After three months, the tenant fails to pay the due rent amount. This failure is an actual breach of contract. The tenant failed to perform his obligation to pay a specific amount of rent on the due date.
As a result, the landlord may be entitled to take legal action against the tenant. He may seek compensatory damages for any losses he suffered such as unpaid rent or costs incurred in enforcing the lease agreement.
5. Fundamental Breach
If the actions of one party hamper the performance of obligations by the other party, it is termed a fundamental breach. The injured or distressed party can take legal action against the breaching party and seek compensation for damages that occurred due to the unfulfillment of the contract.
Let’s understand with an example:
Let’s say you visited your nearest optical store to order a pair of spectacles. The store gets the glasses made by a third-party vendor. Now, the vendor they hired for your glasses never got back. Consequently, the optical store was unable to fix any glasses in your chosen frame.
This is an instance of a fundamental breach. You neither received the spectacles nor did you make the payment to the store. Additionally, the store manager was not liable to perform any obligation to the third-party vendor.
6. Implied Breach
An implied breach occurs when something is not explicitly stated in a contract but is nonetheless understood to be a part of the agreement.

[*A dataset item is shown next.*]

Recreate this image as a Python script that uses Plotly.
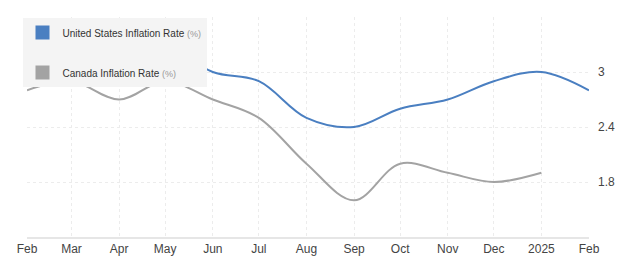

And breach of such obligations is termed an implied breach.
Let’s understand with an example:
Let’s say a company hires a content writer to develop content resources and newsletters for their business. The contract signed between the two parties clearly specifies the deliverables, timelines, and payment terms.
However, the contractual agreement does nowhere mention that the company has to provide the content writer with the necessary information and materials required to complete the project. However, it is implied that the company will provide this information that is necessary for the writer to fulfill his obligations.
Now, if the company fails to offer this information, it will be considered an implied breach of contract since they have failed to perform their obligation to provide the writer with essential information and materials. This breach could give the writer the right to terminate the contract or seek damages for any financial or other losses suffered due to the company’s failure to provide the information.
Conclusion
Contractual agreements are designed to be upheld in court and give equal rights to all parties. However, there are often instances where the obligations are not performed, resulting in breaches. Factors such as unprecedented delays, financial troubles, and other unforeseen occurrences may impede the execution of a written contract.
Therefore, the concept of breach of contract is very much valid in today’s world. Understanding and identifying the type of breach is the first step to remedy the problem.